During the early part of July, 1946, without the consent of the plaintiff, a change was effected in the driveway on the Gray property. Plaintiff protested to the defendant Gray and her husband that these changes constituted a nuisance, notwithstanding which the existing driveway was cut off by the Grays who obstructed that part of their land over which was plaintiff's right of way. Part of the right of way was then filled in. Thus, the only means of ingress and egress to plaintiff's home from Lincoln Avenue, Elberon, was over the new driveway. The direction of the new driveway caused cars passing over it to reflect their lights into plaintiff's home, in such a way as to be a disturbing factor and a nuisance, and deprived plaintiff of the quiet enjoyment of her property. A demand that the roadway be restored to its former condition was made. At first it was ignored, then plaintiff's counsel and defendant's counsel proceeded to negotiate for an adjustment of the differences to the end the nuisance recited could be eliminated, but there was a lapse in the negotiations and the condition of the right of way was

[16 NJSuper Page 187]

such that the old right of way was barred to the plaintiff and the new driveway continued in use with resulting annoyance to plaintiff in the use of her home.

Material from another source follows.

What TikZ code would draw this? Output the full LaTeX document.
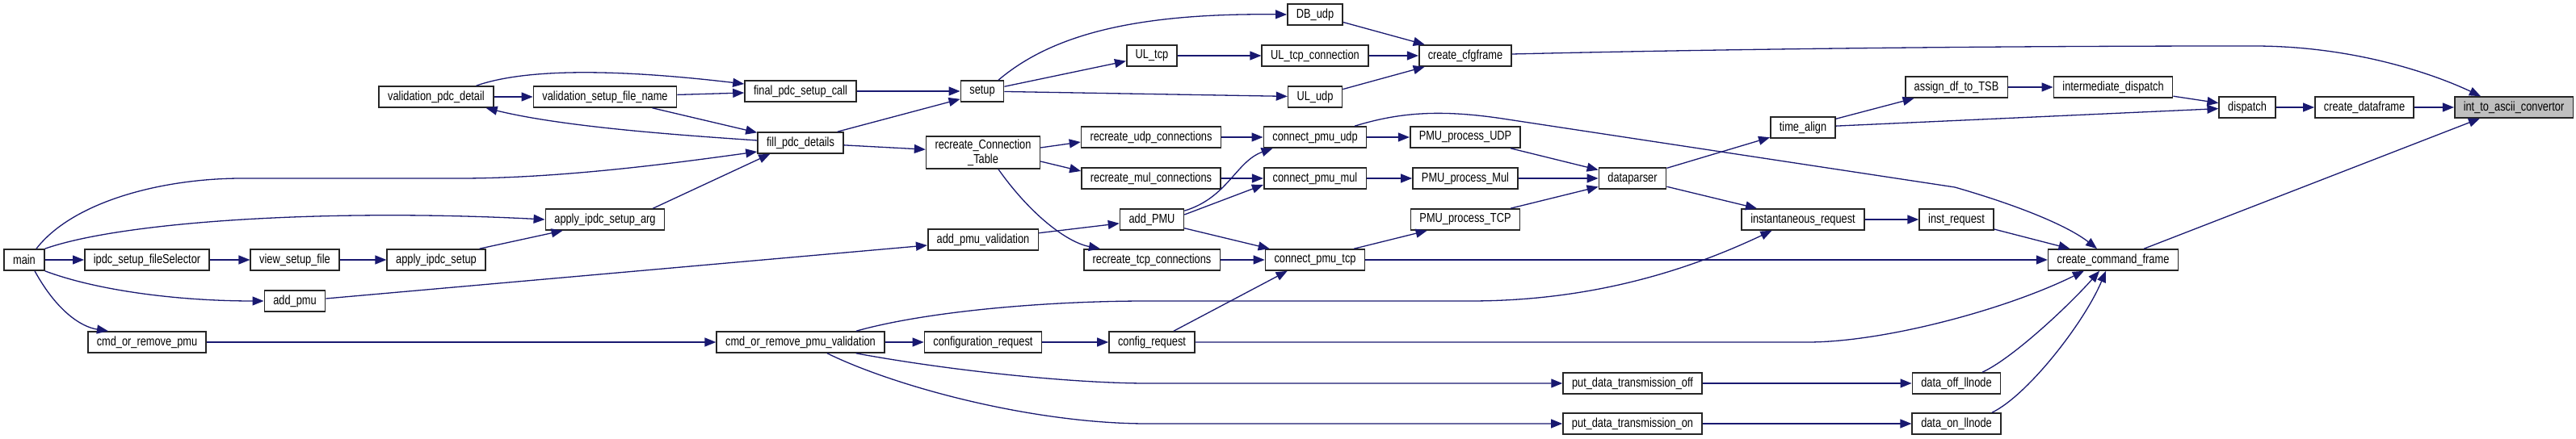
\documentclass[tikz,border=0pt]{standalone}
\usepackage{fontspec}
\setmainfont{Liberation Sans}[FakeStretch=0.8]
\usepackage{xcolor}
\usepackage{tikz}
\usetikzlibrary{arrows.meta,calc}
\definecolor{edgeblue}{HTML}{191970}
\definecolor{hilite}{HTML}{BFBFBF}

\begin{document}
\begin{tikzpicture}[x=0.5pt,y=-0.5pt,
    fn/.style={draw=black!85,line width=0.8pt,fill=white,inner xsep=5.5pt,inner ysep=0pt,
               minimum height=13pt,font=\fontsize{8}{9}\selectfont},
    edge/.style={draw=edgeblue,line width=0.65pt,-{Triangle[length=7pt,width=5.5pt]}}]
  \useasboundingbox (0,0) rectangle (3189,544);
  % functions, left to right
  \node[fn] (main) at (30,322) {main};
  \node[fn] (isfs) at (182,322) {ipdc\_setup\_fileSelector};
  \node[fn] (vsf) at (365,322) {view\_setup\_file};
  \node[fn] (ais) at (540,322) {apply\_ipdc\_setup};
  \node[fn] (addpmu) at (365,373) {add\_pmu};
  \node[fn] (corp) at (182,424) {cmd\_or\_remove\_pmu};
  \node[fn] (vpd) at (540,120) {validation\_pdc\_detail};
  \node[fn] (vsfn) at (749,120) {validation\_setup\_file\_name};
  \node[fn] (aisa) at (749,272) {apply\_ipdc\_setup\_arg};
  \node[fn] (fpsc) at (991,113) {final\_pdc\_setup\_call};
  \node[fn] (fill) at (991,177) {fill\_pdc\_details};
  \node[fn] (corpv) at (991,424) {cmd\_or\_remove\_pmu\_validation};
  \node[fn] (setup) at (1216,113) {setup};
  \node[fn,align=center,minimum height=20pt] (rct) at (1217,189) {recreate\_Connection\\\_Table};
  \node[fn] (apv) at (1217,297) {add\_pmu\_validation};
  \node[fn] (cfgr) at (1217,424) {configuration\_request};
  \node[fn] (ultcp) at (1426,69) {UL\_tcp};
  \node[fn] (rudp) at (1425,170) {recreate\_udp\_connections};
  \node[fn] (rmul) at (1425,221) {recreate\_mul\_connections};
  \node[fn] (addPMU) at (1426,272) {add\_PMU};
  \node[fn] (rtcp) at (1426,322) {recreate\_tcp\_connections};
  \node[fn] (cr) at (1426,424) {config\_request};
  \node[fn] (dbudp) at (1628,18) {DB\_udp};
  \node[fn] (ultcpc) at (1628,69) {UL\_tcp\_connection};
  \node[fn] (uludp) at (1628,120) {UL\_udp};
  \node[fn] (cpudp) at (1628,170) {connect\_pmu\_udp};
  \node[fn] (cpmul) at (1628,221) {connect\_pmu\_mul};
  \node[fn] (cptcp) at (1628,322) {connect\_pmu\_tcp};
  \node[fn] (cfg) at (1814,69) {create\_cfgframe};
  \node[fn] (pudp) at (1814,170) {PMU\_process\_UDP};
  \node[fn] (pmul) at (1814,221) {PMU\_process\_Mul};
  \node[fn] (ptcp) at (1814,272) {PMU\_process\_TCP};
  \node[fn] (dp) at (2021,221) {dataparser};
  \node[fn] (pdoff) at (2021,475) {put\_data\_transmission\_off};
  \node[fn] (pdon) at (2021,525) {put\_data\_transmission\_on};
  \node[fn] (ta) at (2232,158) {time\_align};
  \node[fn] (ir) at (2232,272) {instantaneous\_request};
  \node[fn] (adt) at (2422,108) {assign\_df\_to\_TSB};
  \node[fn] (inst) at (2422,272) {inst\_request};
  \node[fn] (doff) at (2422,475) {data\_off\_llnode};
  \node[fn] (don) at (2422,525) {data\_on\_llnode};
  \node[fn] (idisp) at (2616,108) {intermediate\_dispatch};
  \node[fn] (ccf) at (2616,322) {create\_command\_frame};
  \node[fn] (disp) at (2782,133) {dispatch};
  \node[fn] (cdf) at (2927,133) {create\_dataframe};
  \node[fn,fill=hilite] (itoa) at (3112,133) {int\_to\_ascii\_convertor};

  % calls from main
  \draw[edge] (main) -- (isfs);
  \draw[edge] (isfs) -- (vsf);
  \draw[edge] (vsf) -- (ais);
  \draw[edge] ($(ais.north east)+(-8,0)$) -- ($(aisa.south west)+(22,0)$);
  \draw[edge] ($(main.north)+(15,0)$) .. controls (90,250) and (200,221) .. (300,221) -- (570,221)
              .. controls (700,221) and (850,200) .. ($(fill.west)+(0,11)$);
  \draw[edge] (main.north east) .. controls (150,275) and (400,258) .. (aisa.west);
  \draw[edge] (main.south east) .. controls (120,360) and (220,373) .. (addpmu.west);
  \draw[edge] ($(main.south)+(13,0)$) .. controls (70,385) and (100,405) .. ($(corp.north west)+(26,0)$);
  \draw[edge] (corp) -- (corpv);
  \draw[edge] ($(addpmu.east)+(0,-3)$) -- ($(apv.west)+(0,7)$);

  % pdc setup
  \draw[edge] (vpd) -- (vsfn);
  \draw[edge] ($(vpd.north east)+(-22,0)$) .. controls (650,85) and (760,85) .. ($(fpsc.west)+(0,-9)$);
  \draw[edge] (vsfn) -- (fpsc);
  \draw[edge] (vsfn) -- (fill);
  \draw[edge] ($(fill.west)+(0,-3)$) .. controls (850,168) and (700,158) .. ($(vpd.south east)+(-10,0)$);
  \draw[edge] ($(aisa.north east)+(-15,0)$) -- ($(fill.south west)+(16,0)$);
  \draw[edge] (fpsc) -- (setup);
  \draw[edge] ($(fill.north east)+(-8,0)$) -- ($(setup.south west)+(0,-4)$);
  \draw[edge] (fill) -- (rct);

  % setup and cfg frame
  \draw[edge] ($(setup.north)+(20,0)$) .. controls (1300,45) and (1400,16) .. (dbudp.west);
  \draw[edge] (setup) -- (ultcp);
  \draw[edge] (setup) -- (uludp);
  \draw[edge] (ultcp) -- (ultcpc);
  \draw[edge] (dbudp) -- (cfg);
  \draw[edge] (ultcpc) -- (cfg);
  \draw[edge] (uludp) -- (cfg);
  \draw[edge] ($(cfg.east)+(0,-2)$) .. controls (2300,57) and (2700,57) .. (2790,57)
              .. controls (2920,57) and (3020,95) .. ($(itoa.north west)+(33,0)$);

  % connection tables
  \draw[edge] ($(rct.east)+(0,-6)$) -- ($(rudp.west)+(0,6)$);
  \draw[edge] ($(rct.east)+(0,11)$) -- ($(rmul.west)+(0,-9)$);
  \draw[edge] ($(rct.south)+(19,0)$) .. controls (1275,265) and (1320,300) .. ($(rtcp.north west)+(21,0)$);
  \draw[edge] (rudp) -- (cpudp);
  \draw[edge] (rmul) -- (cpmul);
  \draw[edge] (rtcp) -- (cptcp);
  \draw[edge] (apv) -- (addPMU);
  \draw[edge] ($(addPMU.north east)+(0,3)$) .. controls (1520,245) and (1530,200) .. ($(cpudp.south west)+(12,0)$);
  \draw[edge] ($(addPMU.east)+(0,-6)$) -- ($(cpmul.west)+(0,8)$);
  \draw[edge] ($(addPMU.south east)+(0,-3)$) -- ($(cptcp.north west)+(6,0)$);
  \draw[edge] ($(cr.north)+(27,0)$) -- ($(cptcp.south west)+(28,0)$);

  % command frames
  \draw[edge] (corpv) -- (cfgr);
  \draw[edge] (cfgr) -- (cr);
  \draw[edge] ($(corpv.north)+(69,0)$) .. controls (1150,385) and (1300,373) .. (1420,373) -- (1820,373)
              .. controls (1980,373) and (2100,330) .. ($(ir.south west)+(38,0)$);
  \draw[edge] (cr.east) -- (2238,424) .. controls (2330,424) and (2480,385) .. ($(ccf.south west)+(45,0)$);
  \draw[edge] ($(corpv.south east)+(-36,0)$) .. controls (1180,460) and (1330,475) .. (1420,475) -- (pdoff.west);
  \draw[edge] ($(corpv.south)+(33,0)$) .. controls (1110,480) and (1280,525) .. (1420,525) -- (pdon.west);
  \draw[edge] (pdoff) -- (doff);
  \draw[edge] (pdon) -- (don);
  \draw[edge] ($(doff.north)+(32,0)$) .. controls (2490,445) and (2560,380) .. ($(ccf.south)+(-17,0)$);
  \draw[edge] ($(don.north)+(44,0)$) .. controls (2510,490) and (2580,400) .. ($(ccf.south)+(-9,0)$);

  % data path
  \draw[edge] (cpudp) -- (pudp);
  \draw[edge] (cpmul) -- (pmul);
  \draw[edge] ($(cptcp.north east)+(-14,0)$) -- ($(ptcp.south west)+(21,0)$);
  \draw[edge] ($(cpudp.north)+(49,0)$) .. controls (1730,140) and (1780,135) .. (1860,147) -- (2420,232)
              .. controls (2500,255) and (2560,280) .. ($(ccf.north)+(-20,0)$);
  \draw[edge] (cptcp) -- (ccf);
  \draw[edge] (pudp) -- (dp);
  \draw[edge] (pmul) -- (dp);
  \draw[edge] (ptcp) -- (dp);
  \draw[edge] (dp) -- (ta);
  \draw[edge] (dp) -- (ir);
  \draw[edge] (ta) -- (adt);
  \draw[edge] (ta) -- (disp);
  \draw[edge] (adt) -- (idisp);
  \draw[edge] (idisp) -- (disp);
  \draw[edge] (disp) -- (cdf);
  \draw[edge] (cdf) -- (itoa);
  \draw[edge] (ir) -- (inst);
  \draw[edge] (inst) -- (ccf);
  \draw[edge] ($(ccf.north east)+(-43,0)$) -- ($(itoa.south west)+(32,0)$);
\end{tikzpicture}
\end{document}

In the meantime, defendant Gray's husband died in 1948, and she succeeded to sole ownership of the property as a surviving tenant by the entirety. Defendant Gray then made no effort to correct the condition complained of. Subsequently, but before suit herein, a demand was made of the defendant Gray to restore the driveway to its former condition, a right the plaintiff has. Ingling v. Public Service, &c., Co. , 10 N.J. Super. 1 (App. Div. 1950).

Notwithstanding, the defendant Gray ignored plaintiff's protest and her request to restore the property and entered into a contract with the defendant, John D. White, for a sale of No. 1 Lincoln Gardens, with a provision in the contract that the purchaser would accept title with the right of way in its changed condition.

As a result of this action on the part of the defendant Gray, the plaintiff brought suit against the defendant Gray and the defendant White, thereby incurring expenses which could have been avoided by the defendant Gray had she fulfilled her obligation and duty unto the plaintiff.

The defendant White made no effort to correct the condition of the driveway and could not have done so as title was not in his name at the time the suit was instituted. However, he assigned his contract to purchase to the White Realty Co., Inc., and on September 18, 1950, the defendant Gray conveyed title to No. 1 Lincoln Gardens to the White Realty Co., Inc. It succeeded to the rights and obligations of the defendant Gray in connection with the right of way.

After the defendant White was served in the suit the aforesaid conveyance took place. Notwithstanding, the defendant White filed an answer in the proceedings, but subsequently amended his answer and at a pretrial conference offered to restore the driveway to its former condition, an offer which was continued at the time of the hearing herein. The defendant White, therefore, is absolved of damages by

[16 NJSuper Page 188]

reason of his conduct to the date of trial, and a judgment will, therefore, be entered against the defendant White ordering and directing him to restore the driveway to its former condition with no costs of suit to be taxed against him.

The defendant Gray, however, is responsible unto the plaintiff for money damages to the extent of the nuisance created by the change in driveway and for the expenses and money damages she put the plaintiff to because she created the condition which forced the plaintiff into litigation. The change in driveway created a depreciation in the plaintiff's property which has been nullified by the restoration of the driveway. Since there was no loss by a sale of the property in the interim, this has not been considered as an element of damage. Yet the annoyance of the reflecting lights is an element of damage since it violated plaintiff's right to the use of her property and the quiet enjoyment thereof. Her need to go to court may also be considered an element of damage. Allen v. Smith , 12 N.J.L. 159 (Sup. Ct. 1831). Also there is merit in the contention that undue enrichment is a ground for exemplary damages. Trainer v. Wolff , 58 N.J.L. 381 (E. & A. 1895).

As to the amount of damage, the testimony is that the litigation has thus far cost plaintiff upwards of $1,000 in counsel fee and costs and that plaintiff is obligated for further expenses and contingencies. It is estimated that $1,500 is a reasonable amount and will be allowed.